There is more nonsense in this package, but you get the idea. Upon being questioned on the bill, Rep David Obey, D-Wisconsin, one of the chief authors of the house package and chairman of its appropriations committee said, “If the house is burning, you’re not going to worry about which hose you grab, so long as you get water on the fire.” Is he crazy? The printing presses are going wild. As Richard Russell the guardian of the Dow Theory (www.dowtheoryletters.com) said (tongue firmly in cheek), “buy Paper Stocks.”

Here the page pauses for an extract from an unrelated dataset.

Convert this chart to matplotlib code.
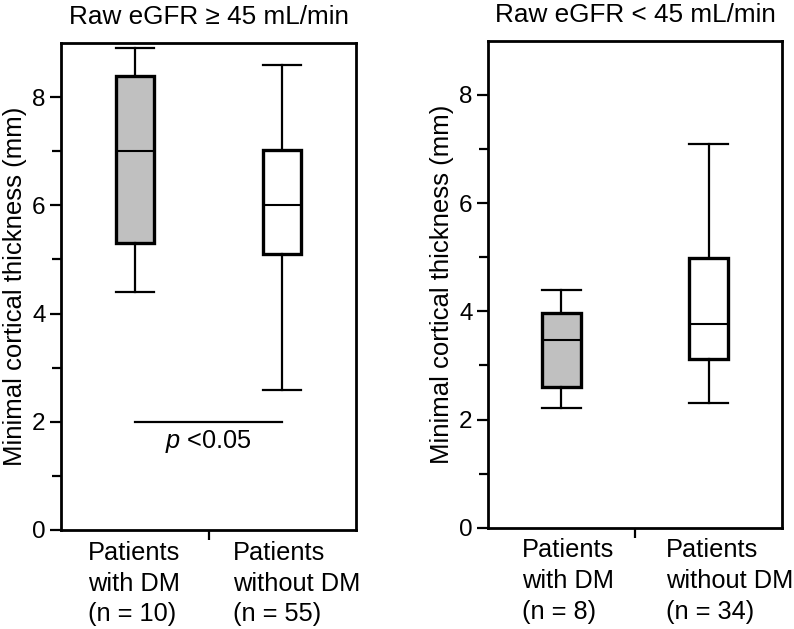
import matplotlib
matplotlib.use('Agg')
import matplotlib.pyplot as plt
import matplotlib.transforms as mtransforms

plt.rcParams['font.family'] = ['Liberation Sans', 'DejaVu Sans']
plt.rcParams['mathtext.fontset'] = 'custom'
plt.rcParams['mathtext.rm'] = 'Liberation Sans'
plt.rcParams['mathtext.it'] = 'Liberation Sans:italic'

# data (mm)
panel_titles = ['Raw eGFR \u2265 45 mL/min', 'Raw eGFR < 45 mL/min']
group_names = ['Patients\nwith DM', 'Patients\nwithout DM']
n_high = [10, 55]
n_low = [8, 34]

high_whislo = [4.39, 2.59]
high_q1 = [5.30, 5.11]
high_med = [7.00, 6.00]
high_q3 = [8.39, 7.03]
high_whishi = [8.90, 8.60]

low_whislo = [2.22, 2.30]
low_q1 = [2.60, 3.12]
low_med = [3.46, 3.77]
low_q3 = [3.96, 4.98]
low_whishi = [4.40, 7.09]

box_colors = ['#c0c0c0', 'white']
p_text = r'$\it{p}$ <0.05'

fig = plt.figure(figsize=(7.94, 6.29), dpi=100)
ax1 = fig.add_axes([0.0768, 0.1574, 0.3716, 0.7742])
ax2 = fig.add_axes([0.6146, 0.1610, 0.3703, 0.7743])


def make_stats(lo, q1, med, q3, hi):
    stats = []
    for i in range(len(med)):
        stats.append(dict(whislo=lo[i], q1=q1[i], med=med[i], q3=q3[i],
                          whishi=hi[i], fliers=[]))
    return stats


def draw_panel(ax, stats, title, n_vals, label_x):
    bp = ax.bxp(stats, positions=[0.5, 1.5], widths=0.26, patch_artist=True,
                showfliers=False,
                boxprops=dict(linewidth=2.4, edgecolor='black'),
                medianprops=dict(color='black', linewidth=1.5),
                whiskerprops=dict(color='black', linewidth=1.6),
                capprops=dict(color='black', linewidth=1.6),
                capwidths=0.26)
    for patch, c in zip(bp['boxes'], box_colors):
        patch.set_facecolor(c)

    ax.set_xlim(0, 2)
    ax.set_ylim(0, 9)
    ax.set_yticks([0, 2, 4, 6, 8])
    ax.set_yticks([1, 3, 5, 7], minor=True)
    ax.tick_params(axis='y', which='major', length=8, width=1.6,
                   labelsize=17.5, pad=3)
    ax.tick_params(axis='y', which='minor', length=6.5, width=1.6)
    ax.set_xticks([1])
    ax.set_xticklabels([''])
    ax.tick_params(axis='x', which='major', length=7.5, width=1.6)
    for s in ax.spines.values():
        s.set_linewidth(2.0)

    ax.set_ylabel('Minimal cortical thickness (mm)', fontsize=18.5)
    ax.yaxis.set_label_coords(-0.115, 0.5)

    ax.text(0.5, 1.0 + 19 / 487, title, transform=ax.transAxes,
            ha='center', va='baseline', fontsize=18.8)

    trans = mtransforms.blended_transform_factory(ax.transData, ax.transAxes)
    for i, name in enumerate(group_names):
        ax.text(label_x[i], -0.022, name + '\n(n = %d)' % n_vals[i],
                transform=trans, ha='left', va='top', fontsize=18.3,
                linespacing=1.36)


draw_panel(ax1, make_stats(high_whislo, high_q1, high_med, high_q3, high_whishi),
           panel_titles[0], n_high, [0.183, 1.166])
draw_panel(ax2, make_stats(low_whislo, low_q1, low_med, low_q3, low_whishi),
           panel_titles[1], n_low, [0.229, 1.209])

# significance bar between groups in the left panel
ax1.plot([0.5, 1.5], [2.0, 2.0], color='black', linewidth=1.6)
ax1.text(1.0, 1.52, p_text, ha='center', va='baseline', fontsize=18.3)

fig.savefig('out.png', dpi=100)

The forces of Deflation have been strong. Yet Gold and TIPS (Inflation indexed US Bonds) are rising, suggesting that: (1) There is an Inflation expectation over deflation, or (2) There is a major fear that the Worlds paper currency will become worthless or (3) both of the above. The Worlds currency today is referred to as fiat currency or fiat money. By definition fiat money is currency or money whose usefulness results not from any intrinsic value or guarantee that it can be converted into gold or another currency, but instead from a government’s order (fiat) that it must be accepted as a means of payment. For example the US $100 Bill is only worth $100 because our government says it is. Obviously there is no intrinsic value of the bill except maybe the value of the paper (5 cents?)

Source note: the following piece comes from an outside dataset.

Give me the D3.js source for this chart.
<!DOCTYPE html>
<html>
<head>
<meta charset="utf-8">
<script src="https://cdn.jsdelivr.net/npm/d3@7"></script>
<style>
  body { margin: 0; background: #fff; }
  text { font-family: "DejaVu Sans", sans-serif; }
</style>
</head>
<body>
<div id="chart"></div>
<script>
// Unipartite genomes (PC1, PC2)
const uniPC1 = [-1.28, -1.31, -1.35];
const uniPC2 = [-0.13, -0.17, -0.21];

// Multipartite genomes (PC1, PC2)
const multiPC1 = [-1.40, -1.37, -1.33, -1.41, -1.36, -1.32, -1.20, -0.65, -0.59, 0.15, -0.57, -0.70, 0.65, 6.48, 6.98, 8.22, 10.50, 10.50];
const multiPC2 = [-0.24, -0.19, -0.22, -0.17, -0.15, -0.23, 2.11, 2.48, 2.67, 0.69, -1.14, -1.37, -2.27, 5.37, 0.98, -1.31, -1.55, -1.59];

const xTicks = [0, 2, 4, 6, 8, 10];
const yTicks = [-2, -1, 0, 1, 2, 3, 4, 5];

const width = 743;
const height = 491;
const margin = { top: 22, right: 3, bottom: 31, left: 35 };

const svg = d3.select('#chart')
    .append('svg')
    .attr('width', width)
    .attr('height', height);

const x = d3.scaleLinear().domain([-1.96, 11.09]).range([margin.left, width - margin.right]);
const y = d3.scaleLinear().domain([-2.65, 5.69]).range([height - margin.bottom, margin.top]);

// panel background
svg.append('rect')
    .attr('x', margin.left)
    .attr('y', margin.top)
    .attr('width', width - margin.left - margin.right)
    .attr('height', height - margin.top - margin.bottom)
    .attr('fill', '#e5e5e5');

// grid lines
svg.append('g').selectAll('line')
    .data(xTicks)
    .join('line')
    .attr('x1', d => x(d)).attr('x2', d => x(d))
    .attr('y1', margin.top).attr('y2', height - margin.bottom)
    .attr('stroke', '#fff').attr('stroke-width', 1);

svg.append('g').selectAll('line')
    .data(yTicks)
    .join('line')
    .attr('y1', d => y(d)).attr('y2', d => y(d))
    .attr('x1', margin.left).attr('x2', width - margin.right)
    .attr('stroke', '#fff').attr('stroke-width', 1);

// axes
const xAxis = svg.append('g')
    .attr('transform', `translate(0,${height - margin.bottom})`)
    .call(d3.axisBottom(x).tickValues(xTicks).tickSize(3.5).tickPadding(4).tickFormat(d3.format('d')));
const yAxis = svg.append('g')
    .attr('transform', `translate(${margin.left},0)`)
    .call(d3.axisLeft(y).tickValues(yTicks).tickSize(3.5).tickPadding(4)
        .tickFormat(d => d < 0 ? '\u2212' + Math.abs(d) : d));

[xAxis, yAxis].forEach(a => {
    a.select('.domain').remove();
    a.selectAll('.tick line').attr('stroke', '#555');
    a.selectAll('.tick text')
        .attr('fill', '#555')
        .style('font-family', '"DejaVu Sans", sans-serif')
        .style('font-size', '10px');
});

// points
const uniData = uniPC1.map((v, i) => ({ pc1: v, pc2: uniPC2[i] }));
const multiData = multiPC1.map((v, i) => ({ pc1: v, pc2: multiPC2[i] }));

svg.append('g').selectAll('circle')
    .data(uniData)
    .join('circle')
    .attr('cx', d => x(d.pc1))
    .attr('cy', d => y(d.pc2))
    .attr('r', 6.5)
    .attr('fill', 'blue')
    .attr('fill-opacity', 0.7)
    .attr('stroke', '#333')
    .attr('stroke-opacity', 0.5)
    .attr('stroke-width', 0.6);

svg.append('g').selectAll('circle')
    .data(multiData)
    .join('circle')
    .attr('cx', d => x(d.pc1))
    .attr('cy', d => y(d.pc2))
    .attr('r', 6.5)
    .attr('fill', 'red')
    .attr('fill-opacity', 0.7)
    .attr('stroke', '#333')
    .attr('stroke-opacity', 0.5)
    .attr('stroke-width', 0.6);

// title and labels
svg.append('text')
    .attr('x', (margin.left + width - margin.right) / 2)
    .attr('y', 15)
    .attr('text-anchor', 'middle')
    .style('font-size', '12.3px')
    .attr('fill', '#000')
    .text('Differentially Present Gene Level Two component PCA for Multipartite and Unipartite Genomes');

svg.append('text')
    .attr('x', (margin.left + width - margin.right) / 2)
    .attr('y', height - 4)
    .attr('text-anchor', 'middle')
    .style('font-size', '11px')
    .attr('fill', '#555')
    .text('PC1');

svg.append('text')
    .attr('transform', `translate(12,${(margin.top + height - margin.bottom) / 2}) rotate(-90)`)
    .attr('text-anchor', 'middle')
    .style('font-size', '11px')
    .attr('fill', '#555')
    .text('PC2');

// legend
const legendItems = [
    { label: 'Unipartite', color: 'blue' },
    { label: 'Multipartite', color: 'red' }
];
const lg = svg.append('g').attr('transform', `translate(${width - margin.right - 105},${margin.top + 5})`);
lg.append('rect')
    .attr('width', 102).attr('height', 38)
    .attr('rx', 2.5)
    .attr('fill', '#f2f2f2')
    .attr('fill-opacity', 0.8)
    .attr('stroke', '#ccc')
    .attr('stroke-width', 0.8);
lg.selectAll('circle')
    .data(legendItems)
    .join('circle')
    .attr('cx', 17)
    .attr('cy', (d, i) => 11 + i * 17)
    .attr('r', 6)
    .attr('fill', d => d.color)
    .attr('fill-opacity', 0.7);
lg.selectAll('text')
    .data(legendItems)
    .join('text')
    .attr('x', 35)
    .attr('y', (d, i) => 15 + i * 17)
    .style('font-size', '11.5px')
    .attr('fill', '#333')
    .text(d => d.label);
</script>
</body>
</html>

The game is now very complex. Stocks in my opinion are not cheap but overvalued considering where we are in the economy. A SP 500 Index to be cheap would be 600 or less (currently at 850). US Government Bonds are not cheap (a 10 year yield of 2.842%, is not my idea of a risk justified return). Income producing Real Estate is not cheap, due to vacancy rates rising and a substantial oversupply of rental space. Housing isn’t cheap, since you can’t buy a house today and rent it out at a profit. All other investment alternatives are in a state of uncertainty, because of the absence of rules.
In my opinion to make money over the next three years, the proper investment game to play will be decided on the direction of the price level, and the “real” value of the Dollar and other World paper (fiat money) currencies. If the “people” ever figure out that the current mass flooding of paper money causes inflation, and that our currency is really worthless, we will have the largest Economic and Political crisis ever faced in modern times. Below are some of the charts I use to follow the Deflation/Inflation, worthless US dollar sentiment. Below are three charts that indicate the ratio of Gold Prices divided by: the Ten Year US Treasury Bond Price; the Inflation Indexed US 10 Year T-Bond (TIP); and the US Dollar Index. Also there is one chart indicating the ratio of TIP to the 10 Year T-Bond Price.
Note that the TIP is also rising against the 10 Year T-Bond. Like all market data (that reflects investor sentiment), this could all change tomorrow morning. What’s interesting about the TIP to Bond chart is that it shows the initial Deflationary sentiment (dropping ratio). Currently however the TIP shows strength, and with it confirms the other Inflationary sentiments. My opinion is the stimulus package will stimulate very little except Inflation. It seems likely we will continue our credit and asset collapse followed by high rates of Inflation.
It is prudent to be very risk adverse today. Invest in Federally insured Cash Instruments, and some Gold. If you have a Mortgage that has an interest rate of more than 3.673%, make extra principal payments. Stay liquid, and out of debt. This economy and the Federal Solutions thereon will not have a happy ending.